Alle 13,30 il mio cellulare si è illuminato. Era un messaggio dell’avvocato Giovanni Stramenga, del sindacato del settore dei trasporti di Modena Or.SA. Era uno screenshot del sito della Corte costituzionale. Non l’ho aperto, ho preferito chiamarlo. Dal tono della sua voce ho capito subito che ce l’avevamo fatta. Seguivamo quella vicenda dal 14 ottobre 2024, quando il Tribunale di Modena – dopo un ricorso di Or.SA – aveva sollevato la questione di legittimità costituzionale dell’articolo 19 dello Statuto dei lavoratori, nella parte che limitava la rappresentanza ai soli sindacati firmatari di contratto collettivo. La vicenda di Or.SA era perfettamente sovrapponibile alla nostra. La tesi del Tribunale di Modena era quella che sostenevamo anche noi, insieme a diversi tribunali. Naturalmente non siamo stati a guardare. Nella sentenza della Consulta è citata la memoria predisposta dal nostro Pierluigi Franz per Figec e Unirai.

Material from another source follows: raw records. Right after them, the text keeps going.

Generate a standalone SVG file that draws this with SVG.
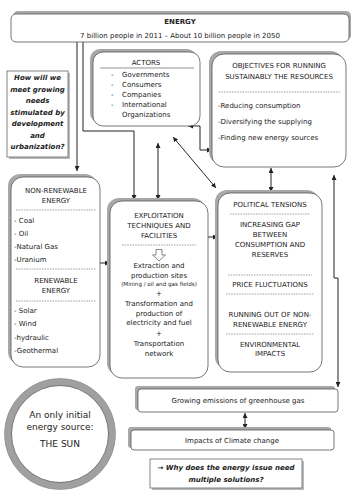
<svg xmlns="http://www.w3.org/2000/svg" width="354" height="500" viewBox="0 0 354 500">
<defs>
<marker id="ah" viewBox="0 0 6 6" refX="6" refY="3" markerWidth="5" markerHeight="5" markerUnits="userSpaceOnUse" orient="auto-start-reverse">
<path d="M0,0 L6,3 L0,6 z" fill="#222"/>
</marker>
<style>
text{font-family:"DejaVu Sans","Liberation Sans",sans-serif;font-size:7px;fill:#222}
.c{text-anchor:middle}
.b{font-weight:bold}
.bi{font-weight:bold;font-style:italic}
.sm{font-size:5.6px}
.big{font-size:9px}
.box{fill:#fff;stroke:#555;stroke-width:0.8}
.sh{fill:#a8a8a8}
.dash{stroke:#666;stroke-width:0.6;stroke-dasharray:1.6,1}
.con{fill:none;stroke:#222;stroke-width:1}
</style>
</defs>
<rect width="354" height="500" fill="#fff"/>

<g id="connectors">
<path class="con" d="M77,42 V171" marker-end="url(#ah)"/>
<path class="con" d="M83,42 V131 H134 V200" marker-end="url(#ah)"/>
<path class="con" d="M158,143 V200" marker-start="url(#ah)" marker-end="url(#ah)"/>
<path class="con" d="M173,137 L216,188" marker-start="url(#ah)" marker-end="url(#ah)"/>
<path class="con" d="M188,126 H200 V150 H212" marker-start="url(#ah)" marker-end="url(#ah)"/>
<path class="con" d="M271,168 V192" marker-start="url(#ah)" marker-end="url(#ah)"/>
<path class="con" d="M334,175 V278 H338 V387" marker-start="url(#ah)" marker-end="url(#ah)"/>
<path class="con" d="M100,263 H110" marker-end="url(#ah)"/>
<path class="con" d="M208,237 H218" marker-end="url(#ah)"/>
<path class="con" d="M245,413 V429" marker-start="url(#ah)" marker-end="url(#ah)"/>
</g>

<g id="energy">
<rect class="sh" x="13" y="11" width="338" height="29" rx="5"/>
<rect class="box" x="11" y="14" width="338" height="28" rx="5"/>
<text class="c b" x="180" y="24">ENERGY</text>
<text class="c" x="180" y="37.5">7 billion people in 2011 – About 10 billion people in 2050</text>
</g>

<g id="question">
<rect x="9" y="73" width="61" height="86" fill="#bbb"/>
<rect x="7" y="71" width="61" height="86" fill="#fff" stroke="#666" stroke-width="0.8"/>
<text class="c bi" x="37.5" y="80">How will we</text>
<text class="c bi" x="37.5" y="91.5">meet growing</text>
<text class="c bi" x="37.5" y="103">needs</text>
<text class="c bi" x="37.5" y="114.5">stimulated by</text>
<text class="c bi" x="37.5" y="126">development</text>
<text class="c bi" x="37.5" y="137.5">and</text>
<text class="c bi" x="37.5" y="149">urbanization?</text>
</g>

<g id="actors">
<rect class="sh" x="90" y="49" width="107" height="74" rx="10"/>
<rect class="box" x="93" y="52" width="107" height="74" rx="10"/>
<text class="c" x="146" y="65">ACTORS</text>
<line x1="100" y1="68" x2="194" y2="68" stroke="#777" stroke-width="0.8"/>
<text x="111" y="76.5">-</text><text x="122" y="76.5">Governments</text>
<text x="111" y="86.5">-</text><text x="122" y="86.5">Consumers</text>
<text x="111" y="96.5">-</text><text x="122" y="96.5">Companies</text>
<text x="111" y="106.5">-</text><text x="122" y="106.5">International</text>
<text x="122" y="116.5">Organizations</text>
</g>

<g id="objectives">
<rect class="sh" x="209" y="51" width="134" height="113" rx="12"/>
<rect class="box" x="212" y="54" width="134" height="113" rx="12"/>
<text class="c" x="279" y="68">OBJECTIVES FOR RUNNING</text>
<text class="c" x="279" y="79">SUSTAINABLY THE RESOURCES</text>
<line class="dash" x1="219" y1="92" x2="340" y2="92"/>
<text x="218" y="108">-Reducing consumption</text>
<text x="218" y="124">-Diversifying the supplying</text>
<text x="218" y="140">-Finding new energy sources</text>
</g>

<g id="nonrenewable">
<rect class="sh" x="8" y="174" width="89" height="190" rx="12"/>
<rect class="box" x="11" y="177" width="89" height="190" rx="12"/>
<text class="c" x="56" y="192.5">NON-RENEWABLE</text>
<text class="c" x="56" y="202.5">ENERGY</text>
<line class="dash" x1="16" y1="210" x2="96" y2="210"/>
<text x="14" y="222.5">- Coal</text>
<text x="14" y="235.5">- Oil</text>
<text x="14" y="248.5">-Natural Gas</text>
<text x="14" y="261.5">-Uranium</text>
<line class="dash" x1="16" y1="269" x2="96" y2="269"/>
<text class="c" x="56" y="282.5">RENEWABLE</text>
<text class="c" x="56" y="292.5">ENERGY</text>
<line class="dash" x1="16" y1="301" x2="96" y2="301"/>
<text x="14" y="312.5">- Solar</text>
<text x="14" y="325.5">- Wind</text>
<text x="14" y="339.5">-hydraulic</text>
<text x="14" y="352.5">-Geothermal</text>
</g>

<g id="exploitation">
<rect class="sh" x="107" y="198" width="98" height="177" rx="12"/>
<rect class="box" x="110" y="201" width="98" height="177" rx="12"/>
<text class="c" x="159" y="217.5">EXPLOITATION</text>
<text class="c" x="159" y="227.5">TECHNIQUES AND</text>
<text class="c" x="159" y="237.5">FACILITIES</text>
<line class="dash" x1="122" y1="245" x2="196" y2="245"/>
<path d="M156,249.5 H162 V255 H165.5 L159,261 L152.5,255 H156 Z" fill="#fff" stroke="#555" stroke-width="0.7"/>
<text class="c" x="159" y="268">Extraction and</text>
<text class="c" x="159" y="278">production sites</text>
<text class="c sm" x="159" y="285.5">(Mining / oil and gas fields)</text>
<text class="c" x="159" y="295.5">+</text>
<text class="c" x="159" y="305.5">Transformation and</text>
<text class="c" x="159" y="315.5">production of</text>
<text class="c" x="159" y="325">electricity and fuel</text>
<text class="c" x="159" y="335.5">+</text>
<text class="c" x="159" y="345.5">Transportation</text>
<text class="c" x="159" y="355.5">network</text>
</g>

<g id="political">
<rect class="sh" x="215" y="190" width="104" height="179" rx="12"/>
<rect class="box" x="218" y="193" width="104" height="179" rx="12"/>
<text class="c" x="270" y="206.5">POLITICAL TENSIONS</text>
<line class="dash" x1="230" y1="214" x2="310" y2="214"/>
<text class="c" x="270" y="226.5">INCREASING GAP</text>
<text class="c" x="270" y="236.5">BETWEEN</text>
<text class="c" x="270" y="246.5">CONSUMPTION AND</text>
<text class="c" x="270" y="256.5">RESERVES</text>
<line class="dash" x1="228" y1="275" x2="312" y2="275"/>
<text class="c" x="270" y="286.5">PRICE FLUCTUATIONS</text>
<line class="dash" x1="226" y1="294" x2="314" y2="294"/>
<text class="c" x="270" y="316.5">RUNNING OUT OF NON-</text>
<text class="c" x="270" y="326.5">RENEWABLE ENERGY</text>
<line class="dash" x1="226" y1="334" x2="314" y2="334"/>
<text class="c" x="270" y="346.5">ENVIRONMENTAL</text>
<text class="c" x="270" y="355.5">IMPACTS</text>
</g>

<g id="sun">
<circle cx="60" cy="434" r="52" fill="#fff" stroke="#a0a0a0" stroke-width="7"/>
<circle cx="60" cy="434" r="55.5" fill="none" stroke="#888" stroke-width="0.6"/>
<circle cx="60" cy="434" r="48.5" fill="none" stroke="#555" stroke-width="0.8"/>
<text class="c big" x="60" y="418">An only initial</text>
<text class="c big" x="60" y="430">energy source:</text>
<text class="c big" x="60" y="447">THE SUN</text>
</g>

<g id="emissions">
<rect class="sh" x="135" y="386" width="200" height="24" rx="3"/>
<rect class="box" x="138" y="389" width="200" height="23" rx="3"/>
<text class="c" x="238" y="403">Growing emissions of greenhouse gas</text>
</g>

<g id="climate">
<rect class="sh" x="128" y="427" width="203" height="21" rx="3"/>
<rect class="box" x="131" y="430" width="203" height="20" rx="3"/>
<text class="c" x="232" y="442.5">Impacts of Climate change</text>
</g>

<g id="why">
<rect x="152" y="461" width="152" height="29" fill="#bbb"/>
<rect x="150" y="459" width="152" height="29" fill="#fff" stroke="#666" stroke-width="0.8"/>
<text class="c bi" x="226" y="470">→ Why does the energy issue need</text>
<text class="c bi" x="226" y="482">multiple solutions?</text>
</g>
</svg>
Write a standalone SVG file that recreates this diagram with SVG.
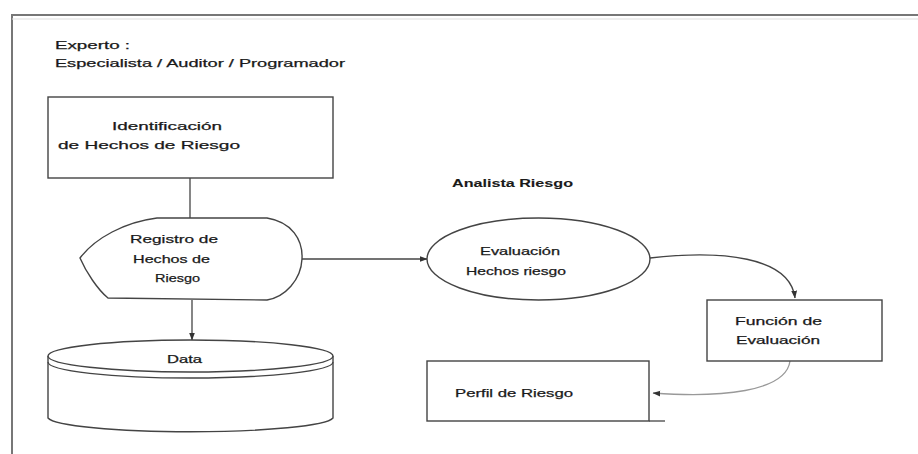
<svg xmlns="http://www.w3.org/2000/svg" width="918" height="454" viewBox="0 0 918 454">
  <style>
    .t { font-family: "Liberation Sans", Arial, sans-serif; font-size: 11px; fill: #1a1a1a; stroke: #1a1a1a; stroke-width: 0.25; }
    .b { font-weight: bold; stroke-width: 0.1; }
    .s { fill: #fff; stroke: #444; stroke-width: 1.4; }
    .ln { fill: none; stroke: #444; stroke-width: 1.3; }
    .lt { fill: none; stroke: #999; stroke-width: 1.3; }
    .frame { fill: none; stroke: #777; stroke-width: 2; }
  </style>
  <defs>
    <marker id="arr" viewBox="0 0 8 8" refX="7.5" refY="4" markerWidth="6" markerHeight="6" orient="auto">
      <path d="M0,1 L8,4 L0,7 Z" fill="#333"/>
    </marker>
  </defs>

  <rect width="918" height="454" fill="#fff"/>

  <!-- page frame -->
  <path class="frame" d="M12,454 L12,15 L918,15"/>
  <line x1="12" y1="19" x2="918" y2="19" stroke="#ddd" stroke-width="1"/>

  <!-- heading -->
  <g id="experto">
    <text class="t" x="55" y="49" textLength="75" lengthAdjust="spacingAndGlyphs">Experto :</text>
    <text class="t" x="55" y="67" textLength="290" lengthAdjust="spacingAndGlyphs">Especialista / Auditor / Programador</text>
  </g>

  <g id="analista">
    <text class="t b" x="452" y="187" textLength="121" lengthAdjust="spacingAndGlyphs">Analista Riesgo</text>
  </g>

  <!-- connectors -->
  <g id="connectors">
    <line class="ln" x1="190" y1="178" x2="190" y2="218"/>
    <line class="ln" x1="302" y1="259" x2="427" y2="259" marker-end="url(#arr)"/>
    <line class="ln" x1="192" y1="300" x2="192" y2="340" marker-end="url(#arr)"/>
    <path class="ln" d="M650,258 C720,250 790,256 795,298" marker-end="url(#arr)"/>
    <path class="lt" d="M790,361 C786,392 720,398 653,393" marker-end="url(#arr)"/>
  </g>

  <!-- Identificación de Hechos de Riesgo -->
  <g id="identificacion">
    <rect class="s" x="48" y="97" width="285" height="81"/>
    <text class="t" x="112" y="130" textLength="110" lengthAdjust="spacingAndGlyphs">Identificación</text>
    <text class="t" x="58" y="149" textLength="182" lengthAdjust="spacingAndGlyphs">de Hechos de Riesgo</text>
  </g>

  <!-- Registro de Hechos de Riesgo -->
  <g id="registro">
    <path class="s" d="M157,218 L267,218 C292,222 303,240 302,259 C301,280 285,297 267,300 L108,298 C98,290 86,272 80,258 C95,238 125,222 157,218 Z"/>
    <text class="t" x="130" y="243" textLength="88" lengthAdjust="spacingAndGlyphs">Registro de</text>
    <text class="t" x="133" y="263" textLength="77" lengthAdjust="spacingAndGlyphs">Hechos de</text>
    <text class="t" x="155" y="282" textLength="45" lengthAdjust="spacingAndGlyphs">Riesgo</text>
  </g>

  <!-- Data store -->
  <g id="data">
    <path class="s" d="M48,356 L48,418 A143,15 0 0 0 333,418 L333,356"/>
    <ellipse class="s" cx="190.5" cy="356" rx="142.5" ry="16"/>
    <path class="ln" d="M48,362 A142.5,16 0 0 0 333,362"/>
    <text class="t" x="167" y="363" textLength="35" lengthAdjust="spacingAndGlyphs">Data</text>
  </g>

  <!-- Evaluación Hechos riesgo -->
  <g id="evaluacion">
    <ellipse class="s" cx="538.5" cy="259" rx="111.5" ry="41"/>
    <text class="t" x="480" y="255" textLength="80" lengthAdjust="spacingAndGlyphs">Evaluación</text>
    <text class="t" x="466" y="275" textLength="100" lengthAdjust="spacingAndGlyphs">Hechos riesgo</text>
  </g>

  <!-- Función de Evaluación -->
  <g id="funcion">
    <rect class="s" x="707" y="300" width="175" height="61"/>
    <text class="t" x="735" y="325" textLength="87" lengthAdjust="spacingAndGlyphs">Función de</text>
    <text class="t" x="736" y="344" textLength="84" lengthAdjust="spacingAndGlyphs">Evaluación</text>
  </g>

  <!-- Perfil de Riesgo -->
  <g id="perfil">
    <rect class="s" x="427" y="361" width="222" height="60"/>
    <line class="ln" x1="649" y1="421" x2="665" y2="421"/>
    <text class="t" x="455" y="397" textLength="118" lengthAdjust="spacingAndGlyphs">Perfil de Riesgo</text>
  </g>
</svg>
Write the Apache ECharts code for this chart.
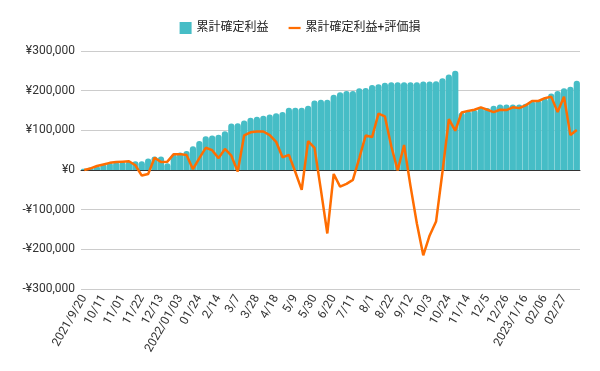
<!DOCTYPE html>
<html>
<head>
<meta charset="utf-8">
<script src="https://cdn.jsdelivr.net/npm/echarts@6/dist/echarts.min.js"></script>
<style>
html,body{margin:0;padding:0;background:#fff;}
#chart{width:600px;height:371px;}
</style>
</head>
<body>
<div id="chart"></div>
<script>
var categories = [
'2021/9/20','9/27','10/4','10/11','10/18','10/25','11/01','11/8','11/15','11/22',
'11/29','12/6','12/13','12/20','12/27','2022/01/03','01/10','01/17','01/24','01/31',
'2/7','2/14','2/21','2/28','3/7','3/14','3/21','3/28','4/4','4/11',
'4/18','4/25','5/2','5/9','5/16','5/23','5/30','6/6','6/13','6/20',
'6/27','7/4','7/11','7/18','7/25','8/1','8/8','8/15','8/22','8/29',
'9/5','9/12','9/19','9/26','10/3','10/10','10/17','10/24','10/31','11/7',
'11/14','11/21','11/28','12/5','12/12','12/19','12/26','2023/1/2','1/9','2023/1/16',
'1/23','1/30','02/06','02/13','02/20','02/27','03/06','03/13'
];
var seriesNames = ['累計確定利益', '累計確定利益+評価損'];
var realizedProfit = [
3000,7000,10000,15000,19000,20000,21000,22000,22000,22000,
29000,34000,34000,17000,40000,44000,48000,60000,73000,85000,
87000,89000,98000,117000,118000,125000,132000,134000,137000,140000,
143000,146000,157000,157000,157000,162000,175000,177000,177000,190000,
196000,199000,199000,206000,207000,214000,216000,220000,221000,221000,
221000,221000,221000,223000,223000,224000,231000,241000,250000,145000,
149000,151000,156000,156000,162000,165000,165000,165000,165000,167000,
174000,175000,180000,193000,199000,206000,210000,225000
];
var profitWithUnrealized = [
0,4000,10000,14000,18000,20000,21000,22000,12000,-14000,
-10000,31000,20000,21000,40000,40000,38000,2000,30000,56000,
50000,30000,53000,36000,-4000,87000,95000,97000,97000,88000,
71000,32000,38000,-5000,-50000,73000,56000,-50000,-160000,-10000,
-42000,-35000,-25000,30000,87000,83000,142000,135000,60000,-1000,
63000,-40000,-135000,-215000,-165000,-130000,-5000,128000,99000,145000,
149000,152000,158000,152000,146000,152000,151000,158000,156000,163000,
174000,174000,181000,185000,146000,185000,88000,101000
];
var yTicks = [-300000, 300000, 100000];

var font = "Roboto, 'Noto Sans CJK JP', sans-serif";
function yen(v){
  var s = Math.abs(v).toLocaleString('en-US');
  return (v < 0 ? '-' : '') + '¥' + s;
}
var chart = echarts.init(document.getElementById('chart'));
chart.setOption({
  animation: false,
  textStyle: {fontFamily: font},
  legend: {
    top: 17,
    left: 'center',
    itemGap: 20,
    itemWidth: 12,
    itemHeight: 12,
    textStyle: {fontSize: 12, color: '#222', fontFamily: font},
    data: [
      {name: seriesNames[0], icon: 'rect'},
      {name: seriesNames[1], icon: 'path://M0,0H16V3H0Z'}
    ]
  },
  grid: {left: 81, right: 20, top: 51, bottom: 82, containLabel: false},
  xAxis: [
    {
      type: 'category',
      data: categories,
      position: 'bottom',
      axisLine: {show: false, onZero: false},
      axisTick: {show: false},
      axisLabel: {interval: 2, rotate: 60, fontSize: 12, color: '#333', margin: 7, fontFamily: font},
      splitLine: {show: false}
    },
    {
      type: 'category',
      data: categories,
      position: 'bottom',
      axisLine: {show: true, onZero: true, lineStyle: {color: '#333', width: 1}},
      axisTick: {show: false},
      axisLabel: {show: false},
      splitLine: {show: false}
    }
  ],
  yAxis: {
    type: 'value',
    min: yTicks[0],
    max: yTicks[1],
    interval: yTicks[2],
    axisLine: {show: false},
    axisTick: {show: false},
    axisLabel: {formatter: yen, fontSize: 12, color: '#333', margin: 6, fontFamily: font},
    splitLine: {lineStyle: {color: '#cccccc', width: 1}}
  },
  series: [
    {
      name: seriesNames[0],
      type: 'bar',
      xAxisIndex: 0,
      data: realizedProfit,
      barCategoryGap: '3%',
      itemStyle: {color: '#46BDC6', borderRadius: [3,3,0,0]},
      z: 2
    },
    {
      name: seriesNames[1],
      type: 'line',
      xAxisIndex: 0,
      data: profitWithUnrealized,
      showSymbol: false,
      symbol: 'none',
      lineStyle: {color: '#FF6D01', width: 2.5},
      itemStyle: {color: '#FF6D01'},
      z: 3
    }
  ]
});
</script>
</body>
</html>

Che effetto le fa leggere questa sentenza?
Mi fa pensare che certe battaglie, se sono giuste, prima o poi arrivano a destinazione. Per due anni ci siamo sentiti dire che “in Rai le cose non cambiano mai”, che “non si può”. E invece oggi la Corte sancisce che la rappresentanza non può essere un privilegio ereditario. Chi rappresenta davvero i lavoratori, anche se è nuovo, deve avere voce.
Dentro la Rai questo principio ha un peso enorme. Cambia davvero qualcosa o resterà tutto sulla carta?
Cambia molto, anche se non da un giorno all’altro. Finora un solo sindacato – l’Usigrai – aveva il controllo totale: permessi, commissioni, il diritto di parola nei telegiornali. Da oggi quel sistema non è più compatibile con la legge. Le aziende, a cominciare dalla Rai, dovranno riconoscere pari diritti e agibilità a chi possiede una effettiva rappresentatività. E siamo certi che la Rai, che è servizio pubblico, saprà essere la prima azienda italiana a tradurre in pratica il principio di pluralismo riconosciuto dalla Corte.
Vi accusavano di essere un “sindacato giallo”. Alla luce di questa decisione, cosa risponde?
È l’etichetta più comoda da dare quando non si vuole accettare un cambiamento. Ma la realtà è che Unirai per mesi e mesi è stato il sindacato più osteggiato della Rai: escluso dai tavoli, ignorato nelle comunicazioni, ostacolato persino nei diritti minimi. Abbiamo resistito senza urlare, continuando a fare il nostro lavoro, firmando accordi concreti come quello sui precari.
Se fossimo stati “gialli”, non ci avrebbero tenuti fuori da tutto per mesi. La verità è che non eravamo comodi a nessuno, né al vecchio sindacato né a chi preferiva un solo interlocutore.
Lei ha vissuto in prima persona quelle esclusioni. C’è stato un momento in cui ha pensato di mollare?
Quando ti chiudono la porta in faccia e sai che stai difendendo un diritto elementare, la tentazione di lasciar perdere arriva. Ma ogni volta bastava guardare le mail di colleghi che ci dicevano: “finalmente qualcuno parla anche per noi”. E lì capisci che non stai facendo una battaglia di sigla, ma di dignità. La sentenza della Consulta restituisce quella dignità a migliaia di giornalisti, non solo a noi.
Adesso cosa cambia, concretamente, per i giornalisti Rai?
Cambiano i rapporti di forza, ma anche il metodo. Non ci sarà più un solo punto di vista sindacale, e questo farà bene a tutti. Avremo diritto ai tavoli unitari, ai permessi, alle assemblee, ai comunicati sindacali — gli stessi strumenti degli altri. Ma più di tutto cambia il principio: la Rai non potrà più scegliere con chi trattare e con chi no. È finita l’epoca dei sindacati di “sistema”.
D’ora in poi la rappresentanza la decidono i lavoratori, non le segreterie.
E lei, dopo questa sentenza, che cosa si aspetta?
Mi basta sapere che chi verrà dopo troverà porte aperte dove io ho trovato muri. Questa sentenza è un punto di svolta, ma anche un punto d’inizio: il pluralismo sindacale non è un rischio, è l’essenza del servizio pubblico. E la Rai, per essere credibile agli occhi dei cittadini, deve cominciare da qui.